L’organisation scolaire dans son ensemble doit aussi être interrogée car l’Ecole renforce les inégalités en offrant un enseignement de meilleure qualité aux « bons élèves » ou en ne prenant pas suffisamment en compte les différences de socialisation entre les sexes, les classes sociales ou les cultures d’origine. Certes, des progrès incontestables ont été accomplis mais la démocratisation reste ségrégative selon l’expression de Pierre Merle et rend nécessaire des mesures correctrices pour garantir la mixité sociale et sexuée des établissements et des filières mais aussi pour que les dispositifs pédagogiques prennent davantage en compte les différences entre les élèves, pour éviter que ces différences ne transforment en inégalités devant les études et au final par des chances inégales d’insertion sociale et professionnelle.

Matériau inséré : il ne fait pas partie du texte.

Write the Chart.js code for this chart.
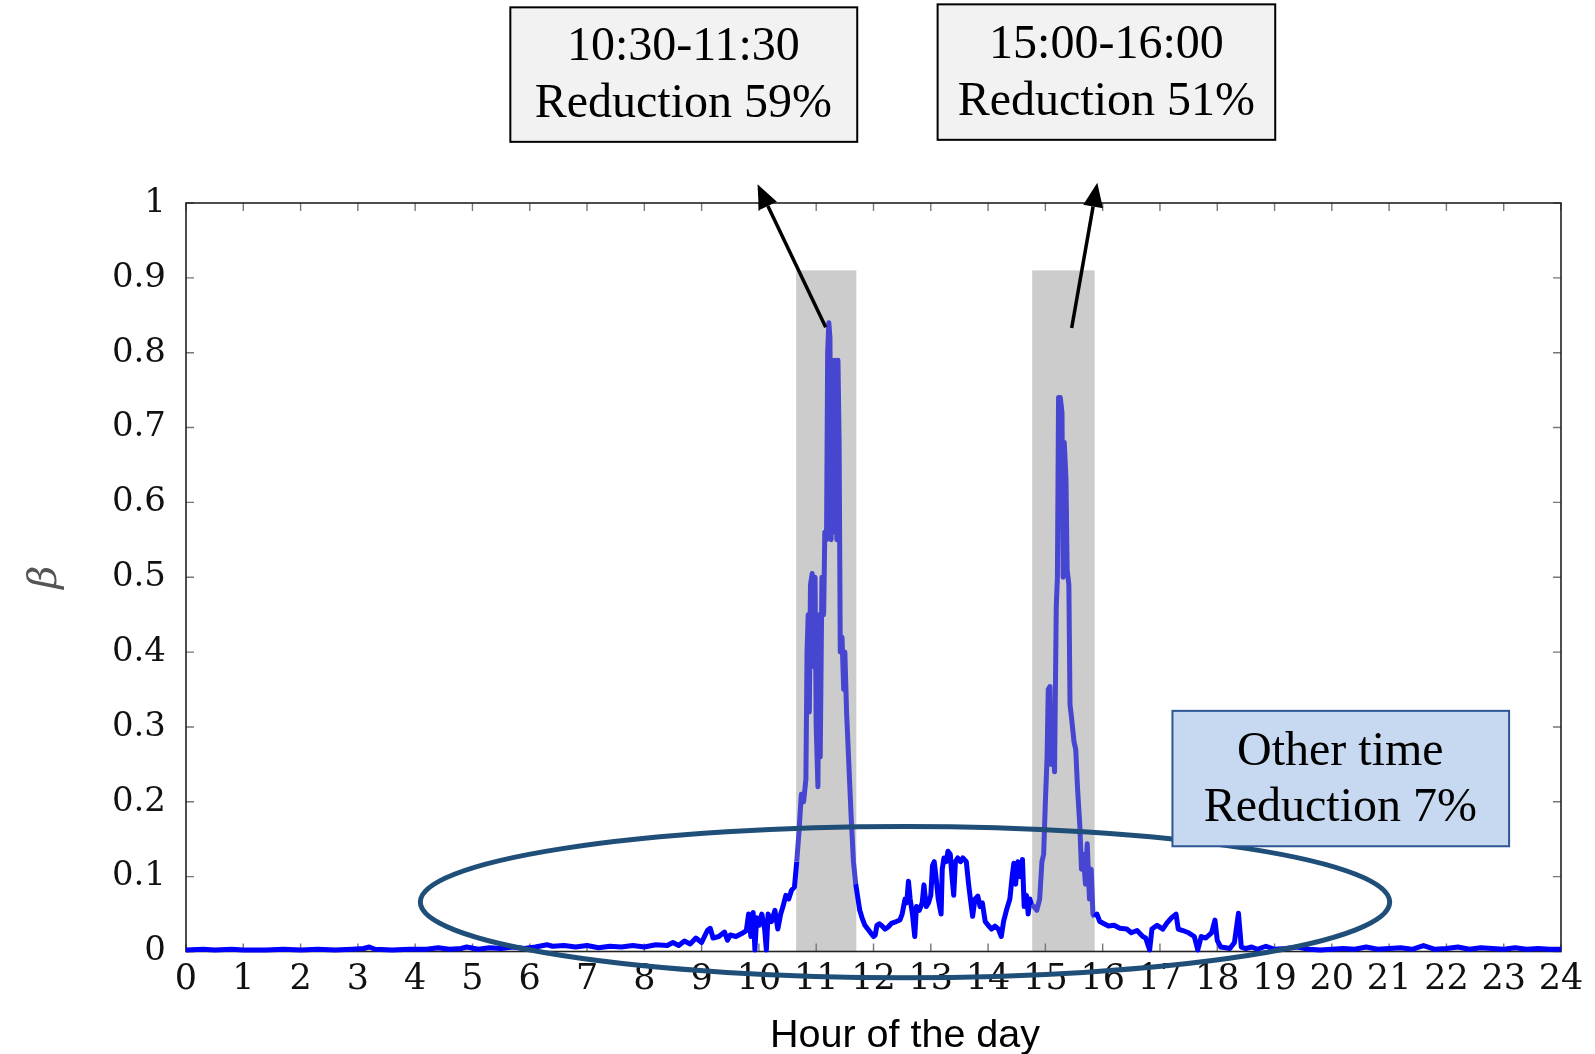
<!DOCTYPE html>
<html>
<head>
<meta charset="utf-8">
<script src="https://cdn.jsdelivr.net/npm/chart.js@4.4.1/dist/chart.umd.min.js"></script>
<style>
  html, body { margin: 0; padding: 0; background: #fff; }
  #wrap { width: 1595px; height: 1054px; }
</style>
</head>
<body>
<div id="wrap"><canvas id="betaChart"></canvas></div>
<script>
// hour of the day (x) and beta (y)
const hours = [
  0, 0.3, 0.5, 0.8, 1.0, 1.4, 1.7, 2.0, 2.3, 2.6,
  2.9, 3.1, 3.2, 3.3, 3.6, 3.9, 4.2, 4.4, 4.6, 4.8,
  4.9, 5.1, 5.3, 5.5, 5.7, 5.9, 6.1, 6.3, 6.4, 6.6,
  6.8, 7.0, 7.2, 7.4, 7.6, 7.8, 8.0, 8.2, 8.4, 8.5,
  8.6, 8.7, 8.8, 8.9, 9.0, 9.1, 9.15, 9.2, 9.3, 9.4,
  9.45, 9.5, 9.6, 9.7, 9.78, 9.82, 9.86, 9.9, 9.93, 9.96,
  10.0, 10.05, 10.1, 10.13, 10.16, 10.22, 10.28, 10.33, 10.38, 10.42,
  10.47, 10.52, 10.57, 10.62, 10.66, 10.7, 10.74, 10.78, 10.82, 10.84,
  10.86, 10.88, 10.9, 10.93, 10.96, 10.98, 11.0, 11.03, 11.05, 11.07,
  11.1, 11.13, 11.15, 11.18, 11.2, 11.22, 11.24, 11.26, 11.28, 11.3,
  11.33, 11.36, 11.38, 11.4, 11.42, 11.45, 11.48, 11.5, 11.53, 11.57,
  11.61, 11.65, 11.69, 11.72, 11.76, 11.8, 11.85, 11.9, 11.95, 12.0,
  12.03, 12.06, 12.1, 12.15, 12.2, 12.26, 12.32, 12.4, 12.46, 12.5,
  12.55, 12.58, 12.61, 12.64, 12.68, 12.72, 12.75, 12.8, 12.85, 12.88,
  12.92, 12.96, 13.0, 13.03, 13.06, 13.09, 13.13, 13.18, 13.2, 13.23,
  13.27, 13.3, 13.34, 13.37, 13.4, 13.43, 13.47, 13.52, 13.56, 13.62,
  13.66, 13.7, 13.73, 13.77, 13.82, 13.86, 13.9, 13.95, 14.0, 14.06,
  14.12, 14.18, 14.23, 14.27, 14.32, 14.38, 14.42, 14.45, 14.48, 14.52,
  14.56, 14.6, 14.63, 14.67, 14.7, 14.73, 14.76, 14.8, 14.85, 14.9,
  14.94, 14.97, 15.0, 15.03, 15.05, 15.08, 15.1, 15.13, 15.16, 15.19,
  15.21, 15.23, 15.26, 15.29, 15.31, 15.33, 15.36, 15.38, 15.41, 15.43,
  15.46, 15.5, 15.53, 15.56, 15.6, 15.63, 15.66, 15.7, 15.73, 15.77,
  15.8, 15.83, 15.86, 15.9, 15.95, 16.0, 16.1, 16.2, 16.3, 16.42,
  16.5, 16.6, 16.7, 16.75, 16.82, 16.86, 16.95, 17.05, 17.12, 17.2,
  17.28, 17.32, 17.4, 17.5, 17.6, 17.66, 17.72, 17.8, 17.9, 17.96,
  18.0, 18.06, 18.15, 18.22, 18.3, 18.37, 18.42, 18.5, 18.6, 18.7,
  18.85, 19.0, 19.2, 19.4, 19.6, 19.8, 20.0, 20.2, 20.4, 20.6,
  20.8, 21.0, 21.2, 21.4, 21.6, 21.8, 22.0, 22.2, 22.4, 22.6,
  22.8, 23.0, 23.2, 23.4, 23.6, 23.8, 24.0
];
const beta = [
  0.002, 0.003, 0.002, 0.003, 0.002, 0.002, 0.003, 0.002, 0.003, 0.002,
  0.003, 0.004, 0.006, 0.003, 0.002, 0.003, 0.003, 0.005, 0.003, 0.004,
  0.006, 0.003, 0.005, 0.004, 0.006, 0.004, 0.006, 0.009, 0.007, 0.008,
  0.006, 0.008, 0.005, 0.007, 0.006, 0.008, 0.006, 0.009, 0.008, 0.012,
  0.008, 0.014, 0.010, 0.018, 0.012, 0.028, 0.031, 0.018, 0.020, 0.026,
  0.015, 0.022, 0.020, 0.024, 0.028, 0.050, 0.020, 0.052, 0.002, 0.045,
  0.035, 0.050, 0.030, 0.002, 0.050, 0.040, 0.055, 0.030, 0.050, 0.060,
  0.075, 0.070, 0.082, 0.086, 0.12, 0.16, 0.21, 0.20, 0.23, 0.40,
  0.45, 0.32, 0.49, 0.505, 0.38, 0.50, 0.30, 0.22, 0.45, 0.26,
  0.50, 0.45, 0.56, 0.55, 0.80, 0.84, 0.82, 0.55, 0.79, 0.56,
  0.79, 0.55, 0.79, 0.68, 0.40, 0.42, 0.35, 0.40, 0.32, 0.25,
  0.18, 0.12, 0.09, 0.075, 0.055, 0.045, 0.035, 0.030, 0.025, 0.020,
  0.022, 0.035, 0.037, 0.034, 0.030, 0.033, 0.038, 0.040, 0.042, 0.050,
  0.070, 0.065, 0.094, 0.070, 0.050, 0.020, 0.060, 0.055, 0.065, 0.089,
  0.060, 0.065, 0.075, 0.115, 0.120, 0.100, 0.070, 0.050, 0.110, 0.125,
  0.120, 0.134, 0.130, 0.100, 0.075, 0.120, 0.125, 0.120, 0.125, 0.120,
  0.090, 0.065, 0.047, 0.070, 0.074, 0.060, 0.065, 0.040, 0.035, 0.030,
  0.034, 0.030, 0.020, 0.040, 0.055, 0.070, 0.100, 0.118, 0.090, 0.120,
  0.100, 0.123, 0.060, 0.075, 0.050, 0.070, 0.062, 0.060, 0.055, 0.070,
  0.120, 0.130, 0.200, 0.260, 0.350, 0.354, 0.250, 0.300, 0.240, 0.460,
  0.500, 0.740, 0.740, 0.720, 0.500, 0.680, 0.630, 0.510, 0.490, 0.330,
  0.310, 0.280, 0.270, 0.220, 0.170, 0.110, 0.130, 0.090, 0.144, 0.070,
  0.110, 0.050, 0.046, 0.050, 0.040, 0.038, 0.034, 0.035, 0.031, 0.030,
  0.025, 0.028, 0.020, 0.018, 0.002, 0.030, 0.035, 0.030, 0.038, 0.045,
  0.050, 0.030, 0.028, 0.025, 0.020, 0.002, 0.020, 0.018, 0.025, 0.042,
  0.015, 0.006, 0.005, 0.004, 0.012, 0.051, 0.006, 0.004, 0.006, 0.003,
  0.007, 0.003, 0.004, 0.006, 0.003, 0.002, 0.003, 0.004, 0.003, 0.006,
  0.003, 0.004, 0.005, 0.003, 0.008, 0.003, 0.004, 0.006, 0.003, 0.005,
  0.004, 0.003, 0.005, 0.003, 0.004, 0.003, 0.003
];

const xTicks = [0, 1, 2, 3, 4, 5, 6, 7, 8, 9, 10, 11, 12, 13, 14, 15, 16, 17, 18, 19, 20, 21, 22, 23, 24];
const yTicks = [0, 0.1, 0.2, 0.3, 0.4, 0.5, 0.6, 0.7, 0.8, 0.9, 1];
const yTickLabels = ['0', '0.1', '0.2', '0.3', '0.4', '0.5', '0.6', '0.7', '0.8', '0.9', '1'];

// shaded peak windows (hours) and their height
const peakBands = [[10.65, 11.70], [14.77, 15.86]];
const bandTop = 0.91;

const noteTexts = [
  ['10:30-11:30', 'Reduction 59%'],
  ['15:00-16:00', 'Reduction 51%'],
  ['Other time', 'Reduction 7%']
];

const inBand = h => peakBands.some(([a, b]) => h >= a && h <= b);

const ctxEl = document.getElementById('betaChart');

const decorations = {
  id: 'decorations',
  beforeDraw(chart) {
    const c = chart.ctx;
    c.save();
    c.fillStyle = '#ffffff';
    c.fillRect(0, 0, chart.width, chart.height);
    c.restore();
  },
  beforeDatasetsDraw(chart) {
    const c = chart.ctx;
    const a = chart.chartArea;
    const x = chart.scales.x, y = chart.scales.y;
    c.save();
    // grey windows
    c.fillStyle = '#cccccc';
    peakBands.forEach(([h0, h1]) => {
      const l = x.getPixelForValue(h0), r = x.getPixelForValue(h1);
      const t = y.getPixelForValue(bandTop), b = y.getPixelForValue(0);
      c.fillRect(l, t, r - l, b - t);
    });
    // inward ticks on all four sides
    c.strokeStyle = '#777';
    c.lineWidth = 1.4;
    c.beginPath();
    xTicks.forEach(h => {
      const px = x.getPixelForValue(h);
      c.moveTo(px, a.bottom); c.lineTo(px, a.bottom - 8);
      c.moveTo(px, a.top); c.lineTo(px, a.top + 8);
    });
    yTicks.forEach(v => {
      const py = y.getPixelForValue(v);
      c.moveTo(a.left, py); c.lineTo(a.left + 8, py);
      c.moveTo(a.right, py); c.lineTo(a.right - 8, py);
    });
    c.stroke();
    c.strokeStyle = '#222';
    c.lineWidth = 1.6;
    c.strokeRect(a.left, a.top, a.right - a.left, a.bottom - a.top);
    c.restore();
  },
  afterDraw(chart) {
    const c = chart.ctx;
    const a = chart.chartArea;
    const x = chart.scales.x, y = chart.scales.y;
    const px = h => x.getPixelForValue(h);
    const py = v => y.getPixelForValue(v);
    c.save();

    // ellipse round the "other time" part
    c.strokeStyle = '#1f4e79';
    c.lineWidth = 5;
    c.beginPath();
    c.ellipse(px(12.55), py(0.066), px(12.55 + 8.46) - px(12.55), py(0) - py(0.101), 0, 0, Math.PI * 2);
    c.stroke();

    // arrows from the peaks to the boxes
    const arrow = (h0, v0, h1, v1) => {
      const x0 = px(h0), y0 = py(v0), x1 = px(h1), y1 = py(v1);
      const ang = Math.atan2(y1 - y0, x1 - x0);
      const len = 24, half = 10;
      const bx = x1 - len * Math.cos(ang), by = y1 - len * Math.sin(ang);
      c.strokeStyle = '#000';
      c.lineWidth = 3.5;
      c.beginPath();
      c.moveTo(x0, y0); c.lineTo(bx, by);
      c.stroke();
      c.fillStyle = '#000';
      c.beginPath();
      c.moveTo(x1, y1);
      c.lineTo(bx + half * Math.sin(ang), by - half * Math.cos(ang));
      c.lineTo(bx - half * Math.sin(ang), by + half * Math.cos(ang));
      c.closePath();
      c.fill();
    };
    arrow(11.166, 0.834, 9.976, 1.025);
    arrow(15.459, 0.833, 15.906, 1.027);

    // text boxes
    const box = (h0, h1, v0, v1, fill, stroke, lines, hc, vA, vB) => {
      const l = px(h0), r = px(h1), t = py(v0), b = py(v1);
      c.fillStyle = fill;
      c.fillRect(l, t, r - l, b - t);
      c.strokeStyle = stroke;
      c.lineWidth = 2;
      c.strokeRect(l, t, r - l, b - t);
      c.fillStyle = '#000';
      c.font = '48px "Liberation Serif"';
      c.textAlign = 'center';
      c.textBaseline = 'middle';
      c.fillText(lines[0], px(hc), py(vA));
      c.fillText(lines[1], px(hc), py(vB));
    };
    box(5.661, 11.716, 1.2614, 1.0817, '#f2f2f2', '#000', noteTexts[0], 8.681, 1.2079, 1.1317);
    box(13.119, 19.012, 1.2654, 1.0844, '#f2f2f2', '#000', noteTexts[1], 16.065, 1.2106, 1.1343);
    box(17.218, 23.094, 0.3215, 0.1406, '#c6d9f1', '#2f5597', noteTexts[2], 20.148, 0.2658, 0.1909);

    // axis titles
    c.fillStyle = '#000';
    c.font = '39.5px "Liberation Sans"';
    c.textAlign = 'center';
    c.textBaseline = 'alphabetic';
    c.fillText('Hour of the day', px(12.55), 1047);

    c.translate(46, (a.top + a.bottom) / 2);
    c.rotate(-Math.PI / 2);
    c.fillStyle = '#555';
    c.font = 'italic 40px "DejaVu Serif"';
    c.textBaseline = 'middle';
    c.fillText('β', 0, 0);
    c.restore();
  }
};

new Chart(ctxEl, {
  type: 'line',
  data: {
    datasets: [{
      data: hours.map((h, i) => ({ x: h, y: beta[i] })),
      borderColor: '#0000ff',
      borderWidth: 5,
      borderJoinStyle: 'round',
      pointRadius: 0,
      tension: 0,
      fill: false,
      clip: false,
      segment: {
        borderColor: s => inBand((s.p0.parsed.x + s.p1.parsed.x) / 2) ? '#4646d0' : '#0000ff'
      }
    }]
  },
  options: {
    responsive: true,
    maintainAspectRatio: false,
    animation: false,
    devicePixelRatio: 1,
    layout: { padding: { top: 203, right: 34, left: 0, bottom: 0 } },
    plugins: { legend: { display: false }, tooltip: { enabled: false } },
    scales: {
      x: {
        type: 'linear',
        min: 0,
        max: 24,
        grid: { display: false, drawTicks: false },
        border: { display: false },
        afterBuildTicks: s => { s.ticks = xTicks.map(v => ({ value: v })); },
        afterFit: s => { s.height = 102.5; },
        ticks: {
          autoSkip: false,
          maxRotation: 0,
          minRotation: 0,
          padding: 7,
          color: '#111',
          font: { family: 'DejaVu Serif', size: 35 },
          callback: v => String(v)
        }
      },
      y: {
        min: 0,
        max: 1,
        grid: { display: false, drawTicks: false },
        border: { display: false },
        afterBuildTicks: s => { s.ticks = yTicks.map(v => ({ value: v })); },
        afterFit: s => { s.width = 186; },
        ticks: {
          padding: 20,
          color: '#111',
          font: { family: 'DejaVu Serif', size: 34 },
          callback: (v, i) => yTickLabels[i]
        }
      }
    }
  },
  plugins: [decorations]
});
</script>
</body>
</html>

La politique éducative la plus ambitieuse ne pourra pas tout car les inégalités scolaires prennent d’abord racine dans la société et notamment dans la distribution des ressources culturelles et économiques dans la population. Comme le montre l’exemple finlandais : une société où les inégalités sont réduites a plus de chance d’avoir un système scolaire plus juste car la cohésion sociale alimente une demande d’une école efficace et équitable pour maintenir et renforcer... la cohésion sociale. Au delà des politiques correctrices, il faut aussi se demander « qu’est-ce qu’une Ecole Juste ? » Pour François Dubet (2004) « une école des chances » doit non seulement chercher à corriger les inégalités devant les études mais doit également tout mettre en œuvre pour éviter l’humiliation des élèves en échec. Pour y parvenir il faut repousser la sélection au delà de la scolarité obligatoire et se donner comme premier objectif de faire partager à tous une culture commune ou un socle commun. Selon Dubet il faut aller plus loin et questionner notre modèle culturel dans lequel le diplôme joue un rôle déterminant dans les carrières professionnelles en réduisant son emprise sur les destins et en valorisant d’autres parcours de réussite.